Dans le souci économiquement fondé de recycler les montants de devises acquises à l’occasion de leurs énormes excédents de balance courante, mêlé à une préoccupation de soft power (les nouvelles Routes de la soie), la Chine a fortement prêté à de nombreux pays du monde. Vox-Fi avait évoqué le sujet dans un précédent billet, au titre toujours actuel « Les très occultes prêts chinois aux pays émergents ». La Banque mondiale s’en est fait l’écho récemment. Occultes, ces prêts, mais plus que cela : ils entrainent souvent les pays bénéficiaires dans une spirale d’endettement.

Vu du côté du prêteur, il y a donc un fort doute sur la qualité du portefeuille de crédits consentis par la Chine. C’est ce qu’illustre le graphique suivant tiré d’un récent billet de Vox-EU.

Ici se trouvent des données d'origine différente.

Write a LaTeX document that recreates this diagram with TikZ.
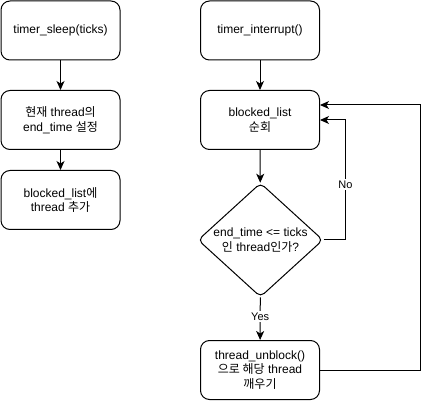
\documentclass[tikz,border=0pt]{standalone}
\usepackage{fontspec}
\setmainfont{Liberation Sans}
\newfontfamily\krfont{Noto Sans CJK KR}
\newcommand{\K}[1]{{\krfont #1}}
\usetikzlibrary{shapes.geometric,arrows.meta}
\begin{document}
\begin{tikzpicture}[x=1pt,y=-1pt,
  txt/.style={align=center,font=\fontsize{12}{14.5}\selectfont},
  box/.style={draw,line width=1pt,rounded corners=9pt,minimum width=119pt,minimum height=59pt,inner sep=0pt,txt},
  dia/.style={draw,line width=1pt,shape=diamond,rounded corners=5pt,minimum width=125pt,minimum height=114pt,inner sep=0pt},
  arr/.style={draw,line width=1pt,-{Stealth[length=9pt,width=8pt,inset=2.5pt]}},
  lbl/.style={fill=white,inner sep=1.5pt,font=\fontsize{11}{13}\selectfont}
]
\useasboundingbox (0,0) rectangle (429,401);
\node[box] (s1) at (60.5,30.5) {timer\_sleep(ticks)};
\node[box] (s2) at (60.5,120) {\K{현재} thread\K{의}\\end\_time \K{설정}};
\node[box] (s3) at (60.5,200) {blocked\_list\K{에}\\thread \K{추가}};
\node[box] (r1) at (260,30.5) {timer\_interrupt()};
\node[box] (r2) at (260,120) {blocked\_list\\\K{순회}};
\node[dia] (d) at (260.5,240) {};
\node[txt] (dt) at (d) {end\_time <= ticks\\\K{인} thread\K{인가}?};
\node[box] (r3) at (260,370) {thread\_unblock()\\\K{으로 해당} thread\\\K{깨우기}};
\draw[arr] (s1) -- (s2);
\draw[arr] (s2) -- (s3);
\draw[arr] (r1) -- (r2);
\draw[arr] (r2) -- (d);
\draw[arr] (d) -- node[lbl,pos=0.45]{Yes} (r3);
\draw[arr] (d.east) -- ++(22,0) coordinate (nc) -- node[lbl,pos=0.46]{No} (nc |- r2.east) -- (r2.east);
\draw[arr] (r3.east) -| ([xshift=100pt,yshift=15pt]r2.east) -- ([yshift=15pt]r2.east);
\end{tikzpicture}
\end{document}
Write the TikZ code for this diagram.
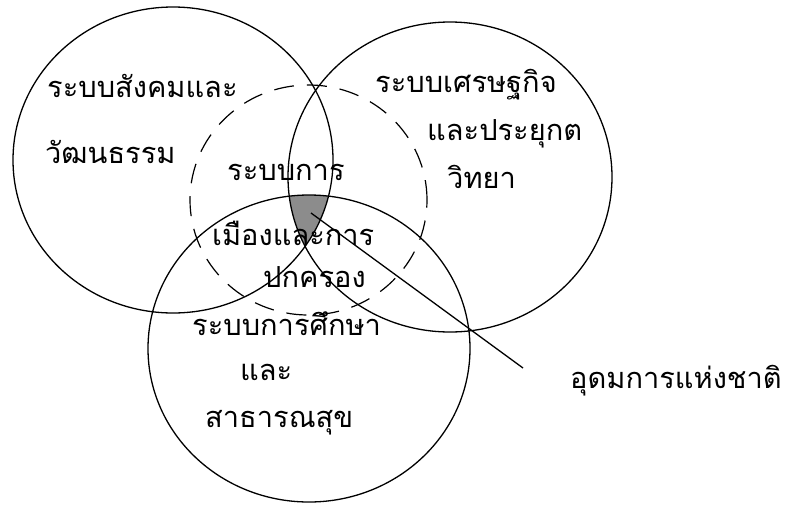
\documentclass[tikz,border=0pt]{standalone}
\usepackage{fontspec}
\newfontfamily\thaifont[Script=Thai]{Loma}
\usetikzlibrary{calc}
\tikzset{
  ring/.style={line width=1.3pt, draw=black},
  dashring/.style={line width=1.2pt, draw=black, dash pattern=on 20pt off 13pt},
  lbl/.style={anchor=base west, inner sep=0pt, font=\thaifont\fontsize{29}{31}\selectfont},
  pointer/.style={line width=1.3pt, draw=black}
}
\begin{document}
\begin{tikzpicture}[x=1pt,y=-1pt]
\useasboundingbox (0,0) rectangle (792,504);
% shaded common region
\begin{scope}
  \clip (173,160) ellipse [x radius=160pt, y radius=153pt];
  \clip (450,177) ellipse [x radius=162pt, y radius=155pt];
  \fill[black!45] (309,348.5) ellipse [x radius=161pt, y radius=153.5pt];
\end{scope}
% circles
\draw[ring] (173,160) ellipse [x radius=160pt, y radius=153pt];
\draw[ring] (450,177) ellipse [x radius=162pt, y radius=155pt];
\draw[ring] (309,348.5) ellipse [x radius=161pt, y radius=153.5pt];
\draw[dashring] (308.5,200) ellipse [x radius=118.5pt, y radius=115pt];
% labels
\node[lbl] (t1) at (47,97) {ระบบสังคมและ};
\node[lbl] (t2) at (45,163) {วัฒนธรรม};
\node[lbl] (t3) at (227,180) {ระบบการ};
\node[lbl] (t4) at (212,245) {เมืองและการ};
\node[lbl] (t5) at (263,287) {ปกครอง};
\node[lbl] (t6) at (192,335) {ระบบการศึกษา};
\node[lbl] (t7) at (240,380) {และ};
\node[lbl] (t8) at (205,427) {สาธารณสุข};
\node[lbl] (t9) at (375,92) {ระบบเศรษฐกิจ};
\node[lbl] (t10) at (427,140) {และประยุกต};
\node[lbl] (t11) at (447,188) {วิทยา};
\node[lbl] (t12) at (570,388) {อุดมการแห่งชาติ};
% pointer
\coordinate (core) at (311,213);
\coordinate (tip) at (523,368);
\draw[pointer] (core) -- (tip);
\end{tikzpicture}
\end{document}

L’agression russe sur l’Ukraine n’arrange rien, car la Chine a prêté 125 Md$ à la Russie, surtout dans le secteur de l’énergie, et respectivement 7 et 8 Md$ à l’Ukraine et à la Biélorussie. Si on compte ces trois pays, c’est donc près de 60 % du portefeuille qui est en défaut de paiement (non performing loans).

 

Il y a une délicate interprétation de ces chiffres. La courbe ne dit pas bien sûr que ce sont les prêts chinois qui, causant un surendettement, provoque leur défaut de paiement. Elle pourrait par contre indiquer une attitude extrêmement altruiste de la Chine qui prêterait à des pays à qui peu de gens veulent prêter.

 

Le graphique qui suit met en doute cette vision généreuse. Il compare le rating moyen (pondéré par le PIB) de 108 pays en développement et émergents et le rating moyen des pays à qui prête la Chine. Les deux allaient de pair avant la Grande crise financière de 2008, signe que la Chine prêtait sans qu’il y ait sélection des pays à risque. Ils s’en écartent depuis lors, signe qu’elle a misé sur les mauvais chevaux. Comme les clauses qui vont avec ces prêts sont drastiques, avec en général gage sur les exportations en nature – une forme moderne de péonage –, il est probable que cet endettement pèse sur le développement des pays emprunteurs. Beaucoup de ces pays sont en traitement au Club de Paris pour restructuration, ce qui a élevé la crainte que la communauté internationale fasse des remises de dette à certains de ces pays pour qu’ils puissent rembourser la Chine, ce qui s’assimile alors à un transfert direct des institutions internationales vers la Chine.

 

Mauvais portefeuille signifie décision brutale : la Chine depuis deux ans a arrêté de prêter en net, c’est-à-dire que le service de la dette dépasse le montant des nouveaux prêts. C’est un go and stop brutal qui fragilise ces pays à un moment conjoncturel délicat et qui forcera les pays avancés et les institutions internationales à prendre le relais.